Safety hazard: SC comes to rescue of unorganised workers
The Delhi Jal Board, MCD, NDMC and other such agencies will have to ensure minimum safety and health standard for sewerage and other unorganised workers by giving them free medical treatment, thanks to a Supreme Court verdict.delhi Updated: Jul 14, 2011 23:19 IST
The Delhi Jal Board, MCD, NDMC and other such agencies will have to ensure minimum safety and health standard for sewerage and other unorganised workers by giving them free medical treatment, thanks to a Supreme Court verdict.
Families of workers employed by civic agencies such as the Delhi Jal Board and Municipal Corporation of Delhi will henceforth be entitled to immediate ex-gratia payment of Rs 1 lakh.
A bench of justices GS Singhvi and AK Ganguly has upheld the order of the Delhi high court in this regard.

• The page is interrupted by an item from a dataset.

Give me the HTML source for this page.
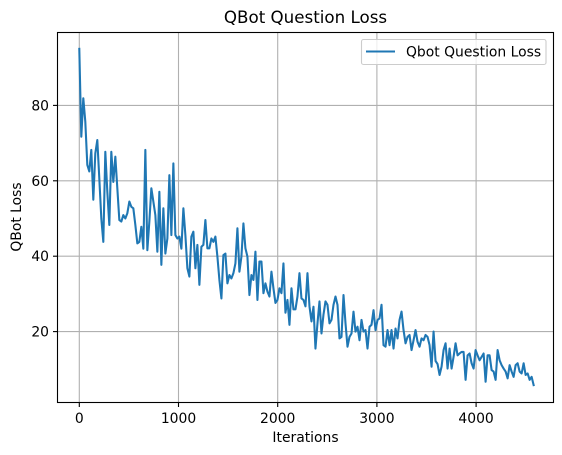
<!DOCTYPE html>
<html><head><meta charset="utf-8"><style>
body{margin:0;background:#fff;}
svg{display:block;font-family:"DejaVu Sans","Liberation Sans",sans-serif;}
</style></head><body>
<svg id="chart" width="562" height="455" viewBox="0 0 562 455">
<g id="grid"></g>
<g id="axes"></g>
<polyline id="line" fill="none" stroke="#1f77b4" stroke-width="2.08" stroke-linejoin="round" stroke-linecap="square"/>
<rect x="57.5" y="32.5" width="496" height="370" fill="none" stroke="#000" stroke-width="1.1"/>
<text x="305.5" y="23" font-size="16.7" text-anchor="middle">QBot Question Loss</text>
<text x="305.5" y="442" font-size="13.9" text-anchor="middle">Iterations</text>
<text x="21" y="217" font-size="13.9" text-anchor="middle" transform="rotate(-90 21 217)">QBot Loss</text>
<g>
<rect x="361.5" y="39.5" width="184.5" height="25" rx="2" fill="#fff" fill-opacity="0.8" stroke="#ccc" stroke-width="1.1"/>
<line x1="366" y1="51.5" x2="395" y2="51.5" stroke="#1f77b4" stroke-width="2.08"/>
<text x="406" y="56.5" font-size="13.9">Qbot Question Loss</text>
</g>
</svg>
<script>
const xTicks=[0,1000,2000,3000,4000];
const yTicks=[20,40,60,80];
const lastIter=4580;
const loss=[95,71.7,81.9,75.7,64.2,62.5,68.2,55,67.3,70.8,60.6,50,43.8,67.7,57.1,48.3,67.7,59.7,66.4,58,49.6,49.2,50.9,50,51.4,54.5,53.1,52.7,48.3,43.4,43.8,47.8,42,68.2,41.6,49.2,58,54.5,50.9,41.2,57.1,37.7,52.7,40.7,44.7,61.5,45.6,64.6,45.6,44.7,45.2,42,52.7,45.6,36.8,
34.6,45.2,46.5,36.8,43,32.4,42.5,43,49.6,42.1,42.1,44.7,43.8,45.2,39.9,33.7,28.8,40.3,40.7,32.8,35,34.1,35.5,38.1,47.4,35.9,39.9,48.7,42.1,39.9,29.7,35,33.7,41.2,28.4,38.6,38.6,30.2,32.8,30.6,29.3,35.9,31.5,27.6,28.4,31.5,30.2,38.1,25,28.4,21.8,31.5,25.9,25.9,29.3,35.5,28.8,28.4,26.7,35.5,26.7,22.7,
26.6,15.5,22.2,28,19.5,24.5,28,27.1,22.2,23.1,27.1,29.3,27.1,18.2,18.6,29.7,22.2,16,18.6,19.5,25.3,20,21.3,17.7,23.1,20,20.4,15.5,21.3,21.8,25.7,20.4,23.1,23.5,27.1,16.4,16,20.4,16.4,20.4,15.5,20.8,18.2,23.1,25.3,20.4,16.9,18.6,19.1,15.1,17.7,20.4,17.3,16,18.2,17.7,19.1,18.6,16.4,10.7,
20,12.2,11.4,8.5,10.7,15.1,16.9,10.2,15.5,10.2,13.3,16.9,13.7,14.2,14.6,14.6,7.2,13.7,14.2,11.6,10.2,15.1,13.7,12.4,13.3,14.2,6.7,13.7,13.7,9.8,9.4,7.2,15.1,12.4,11.1,10.2,9.4,7.6,11.1,9.4,8,11.1,11.6,9.4,8.9,11.6,8.5,8.9,7.2,8,5.8];
const NS='http://www.w3.org/2000/svg';
function xs(v){return 79.3+v*0.0992;}
function ys(v){return 407-v*3.77;}
const grid=document.getElementById('grid'),axes=document.getElementById('axes');
function mk(tag,attrs,parent){const e=document.createElementNS(NS,tag);for(const k in attrs)e.setAttribute(k,attrs[k]);parent.appendChild(e);return e;}
xTicks.forEach(t=>{
 const x=xs(t);
 const g=mk('line',{x1:x,x2:x,y1:32.5,y2:402.5,stroke:'#b0b0b0','stroke-width':1.1},grid);
 
 
 mk('line',{x1:x,x2:x,y1:402.5,y2:407,stroke:'#000','stroke-width':1.1},axes);
 const tx=mk('text',{x:x,y:423,'font-size':13.9,'text-anchor':'middle'},axes);
 tx.textContent=t;
 
 
});
yTicks.forEach(t=>{
 const y=ys(t);
 const g=mk('line',{x1:57.5,x2:553.5,y1:y,y2:y,stroke:'#b0b0b0','stroke-width':1.1},grid);
 
 
 mk('line',{x1:53,x2:57.5,y1:y,y2:y,stroke:'#000','stroke-width':1.1},axes);
 const tx=mk('text',{x:49,y:y+5,'font-size':13.9,'text-anchor':'end'},axes);
 tx.textContent=t;
 
 
});
const step=lastIter/(loss.length-1);
document.getElementById('line').setAttribute('points',loss.map((v,i)=>xs(i*step).toFixed(2)+','+ys(v).toFixed(2)).join(' '));
</script>
</body></html>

The bench rejected DJB’s petition, challenging the directions of the HC to provide headgears, oxygen mask and other apparatus to sewage workers, as scores had succumbed to poisonous fumes from manholes. Around 19 workers died in 2003, while 12 lost their lives in 2004.
Acting on a petition, filed by the National Campaign for Dignity and Rights of Sewerage and Allied Workers, seeking safety measures to sewage workers employed in hazardous occupation, the HC had also asked the board to deposit Rs 79,000 with the State Legal Aid Services Authority to compensate the family of Rajan, who died after inhaling gas in 2009.
“The (DJB) appeal is also illustrative of how the state apparatus is insensitive to the safety and well-being of those who are, on account of sheer poverty, compelled to work under unfavourable conditions,” the SC said.
The bench regretted that even those who are killed in police action get compensation in the form of ex-gratia announced by the political apparatus of the state.
“However, neither the law makers nor those who have been entrusted with the duty of implementing the laws enacted for welfare of the unorganised workers have put in place appropriate mechanism for protection of persons employed by or through contractors to whom services meant to benefit the public at large are outsourced by the state and/or its agencies/instrumentalities like the appellant for doing works, which are inherently hazardous and dangerous to life nor made provision for payment of reasonable compensation in the event of death,” the bench said.
“The state and its agencies/instrumentalities or the contractors engaged by them are under a constitutional obligation to ensure the safety of the persons who are asked to undertake hazardous jobs. The argument of choice and contractual freedom is not available to the appellant and the like for contesting the issues raised by respondent number 1,” the apex court said.